* **Data entries**
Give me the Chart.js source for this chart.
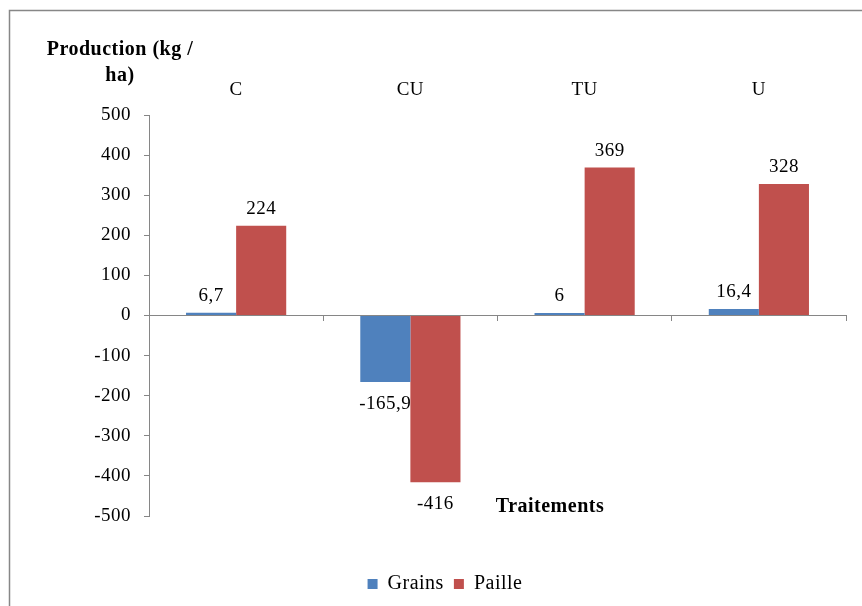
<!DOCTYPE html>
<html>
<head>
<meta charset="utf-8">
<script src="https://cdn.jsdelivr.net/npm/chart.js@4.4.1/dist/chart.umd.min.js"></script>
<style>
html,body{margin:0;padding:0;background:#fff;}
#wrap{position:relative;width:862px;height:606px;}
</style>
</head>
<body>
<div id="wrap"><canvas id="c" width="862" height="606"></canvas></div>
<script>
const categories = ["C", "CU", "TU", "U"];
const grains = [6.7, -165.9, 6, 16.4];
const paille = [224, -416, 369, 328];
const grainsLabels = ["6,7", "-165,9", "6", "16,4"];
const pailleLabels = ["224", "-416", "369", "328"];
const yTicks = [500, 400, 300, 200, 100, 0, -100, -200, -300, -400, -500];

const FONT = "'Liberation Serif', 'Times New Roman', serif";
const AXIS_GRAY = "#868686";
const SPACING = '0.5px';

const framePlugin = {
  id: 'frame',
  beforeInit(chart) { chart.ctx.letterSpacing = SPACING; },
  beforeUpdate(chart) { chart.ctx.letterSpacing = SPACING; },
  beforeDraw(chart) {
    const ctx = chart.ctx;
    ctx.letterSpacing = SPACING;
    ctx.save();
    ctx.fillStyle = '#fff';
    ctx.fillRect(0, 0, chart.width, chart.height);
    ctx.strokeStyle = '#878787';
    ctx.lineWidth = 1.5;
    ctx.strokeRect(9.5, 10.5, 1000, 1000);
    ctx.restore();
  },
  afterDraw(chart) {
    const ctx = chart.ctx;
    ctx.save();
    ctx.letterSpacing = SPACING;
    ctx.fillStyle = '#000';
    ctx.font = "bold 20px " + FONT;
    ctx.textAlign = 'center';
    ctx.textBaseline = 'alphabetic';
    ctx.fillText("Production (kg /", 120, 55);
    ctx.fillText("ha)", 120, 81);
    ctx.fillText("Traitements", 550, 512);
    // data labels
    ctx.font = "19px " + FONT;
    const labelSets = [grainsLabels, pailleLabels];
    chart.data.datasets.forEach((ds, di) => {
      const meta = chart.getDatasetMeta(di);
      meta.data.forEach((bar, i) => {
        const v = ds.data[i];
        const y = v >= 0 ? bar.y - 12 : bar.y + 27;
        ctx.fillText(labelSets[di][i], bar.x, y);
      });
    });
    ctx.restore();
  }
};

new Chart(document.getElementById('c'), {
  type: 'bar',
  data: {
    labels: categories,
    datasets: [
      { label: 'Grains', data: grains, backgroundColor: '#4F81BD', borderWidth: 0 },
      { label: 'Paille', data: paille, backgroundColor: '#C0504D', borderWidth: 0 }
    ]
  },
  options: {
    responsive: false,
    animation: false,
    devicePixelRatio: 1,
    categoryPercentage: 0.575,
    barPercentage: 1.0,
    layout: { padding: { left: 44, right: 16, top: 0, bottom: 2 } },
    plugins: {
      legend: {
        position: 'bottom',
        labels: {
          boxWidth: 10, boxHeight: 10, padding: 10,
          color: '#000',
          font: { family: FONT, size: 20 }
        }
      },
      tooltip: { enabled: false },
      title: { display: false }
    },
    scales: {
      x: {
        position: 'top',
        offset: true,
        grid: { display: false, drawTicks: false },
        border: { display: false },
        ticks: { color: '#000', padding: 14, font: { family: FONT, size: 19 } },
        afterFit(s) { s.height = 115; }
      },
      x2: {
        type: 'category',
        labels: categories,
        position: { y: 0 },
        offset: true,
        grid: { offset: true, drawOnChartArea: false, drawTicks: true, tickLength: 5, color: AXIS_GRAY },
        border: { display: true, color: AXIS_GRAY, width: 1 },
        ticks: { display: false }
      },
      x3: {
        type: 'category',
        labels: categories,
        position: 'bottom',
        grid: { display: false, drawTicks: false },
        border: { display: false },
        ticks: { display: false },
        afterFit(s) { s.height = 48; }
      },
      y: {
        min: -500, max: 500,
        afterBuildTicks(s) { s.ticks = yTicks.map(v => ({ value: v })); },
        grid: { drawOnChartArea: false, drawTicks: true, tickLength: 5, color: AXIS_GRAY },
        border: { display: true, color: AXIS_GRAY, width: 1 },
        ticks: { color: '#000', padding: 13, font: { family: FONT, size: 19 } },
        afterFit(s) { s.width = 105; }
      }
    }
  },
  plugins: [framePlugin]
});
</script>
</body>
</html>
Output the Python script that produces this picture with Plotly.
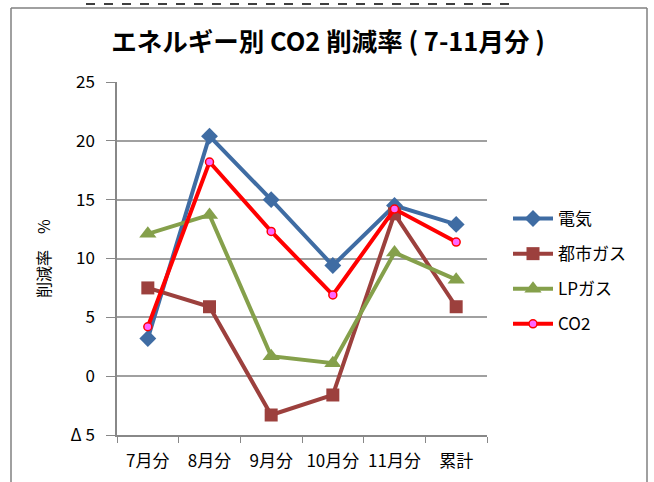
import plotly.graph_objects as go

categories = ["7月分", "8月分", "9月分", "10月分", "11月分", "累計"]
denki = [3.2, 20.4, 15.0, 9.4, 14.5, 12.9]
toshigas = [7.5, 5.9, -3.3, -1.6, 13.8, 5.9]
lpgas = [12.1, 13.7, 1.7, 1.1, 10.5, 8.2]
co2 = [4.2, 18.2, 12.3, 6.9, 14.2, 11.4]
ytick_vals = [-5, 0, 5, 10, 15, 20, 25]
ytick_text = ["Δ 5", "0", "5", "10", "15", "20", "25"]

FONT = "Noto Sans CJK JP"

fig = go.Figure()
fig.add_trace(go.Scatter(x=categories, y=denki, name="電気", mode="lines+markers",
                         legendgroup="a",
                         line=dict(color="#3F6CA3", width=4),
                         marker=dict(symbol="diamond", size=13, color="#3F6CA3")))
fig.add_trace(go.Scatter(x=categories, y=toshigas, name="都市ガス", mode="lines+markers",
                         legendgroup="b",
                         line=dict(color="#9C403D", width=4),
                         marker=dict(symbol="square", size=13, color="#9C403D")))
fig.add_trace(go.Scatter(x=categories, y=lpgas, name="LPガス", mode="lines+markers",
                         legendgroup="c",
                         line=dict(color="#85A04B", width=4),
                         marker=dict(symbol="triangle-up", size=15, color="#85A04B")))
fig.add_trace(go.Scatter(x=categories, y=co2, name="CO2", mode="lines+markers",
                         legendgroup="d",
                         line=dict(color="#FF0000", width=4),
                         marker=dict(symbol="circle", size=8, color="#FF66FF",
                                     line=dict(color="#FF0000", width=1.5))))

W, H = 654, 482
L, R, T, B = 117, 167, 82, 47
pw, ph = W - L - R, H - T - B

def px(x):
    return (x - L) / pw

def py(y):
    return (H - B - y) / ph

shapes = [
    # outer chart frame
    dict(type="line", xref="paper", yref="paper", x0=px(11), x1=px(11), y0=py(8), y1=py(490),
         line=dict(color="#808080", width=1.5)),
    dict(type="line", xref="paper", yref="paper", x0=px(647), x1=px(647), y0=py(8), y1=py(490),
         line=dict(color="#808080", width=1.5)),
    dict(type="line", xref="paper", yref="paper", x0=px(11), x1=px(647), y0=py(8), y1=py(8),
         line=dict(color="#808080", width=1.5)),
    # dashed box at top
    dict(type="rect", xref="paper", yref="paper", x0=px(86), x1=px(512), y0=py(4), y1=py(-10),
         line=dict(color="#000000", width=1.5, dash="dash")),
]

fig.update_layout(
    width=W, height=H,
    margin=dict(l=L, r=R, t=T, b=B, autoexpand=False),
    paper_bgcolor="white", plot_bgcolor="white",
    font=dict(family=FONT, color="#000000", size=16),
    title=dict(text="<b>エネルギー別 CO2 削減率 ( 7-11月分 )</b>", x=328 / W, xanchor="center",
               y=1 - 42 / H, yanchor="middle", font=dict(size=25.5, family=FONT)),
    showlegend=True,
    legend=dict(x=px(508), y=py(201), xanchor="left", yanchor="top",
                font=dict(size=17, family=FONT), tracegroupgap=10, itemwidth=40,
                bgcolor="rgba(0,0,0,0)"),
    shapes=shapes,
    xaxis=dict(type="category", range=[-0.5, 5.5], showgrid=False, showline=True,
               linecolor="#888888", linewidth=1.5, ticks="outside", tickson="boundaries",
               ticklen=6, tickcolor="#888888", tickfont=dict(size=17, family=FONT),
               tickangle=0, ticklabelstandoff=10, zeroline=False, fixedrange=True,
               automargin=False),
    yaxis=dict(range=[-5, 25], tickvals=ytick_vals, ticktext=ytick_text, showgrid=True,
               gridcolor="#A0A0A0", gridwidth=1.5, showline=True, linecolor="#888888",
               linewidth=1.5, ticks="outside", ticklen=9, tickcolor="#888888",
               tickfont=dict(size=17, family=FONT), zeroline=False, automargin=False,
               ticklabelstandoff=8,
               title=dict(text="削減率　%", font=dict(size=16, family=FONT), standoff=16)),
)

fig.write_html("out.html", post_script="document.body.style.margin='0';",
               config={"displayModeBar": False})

* **Objective**
Using the records given above, list every line that includes the word "this".

* **Finished task**
Give me the Chart.js source for this chart.
Output the Python script that produces this picture with Plotly.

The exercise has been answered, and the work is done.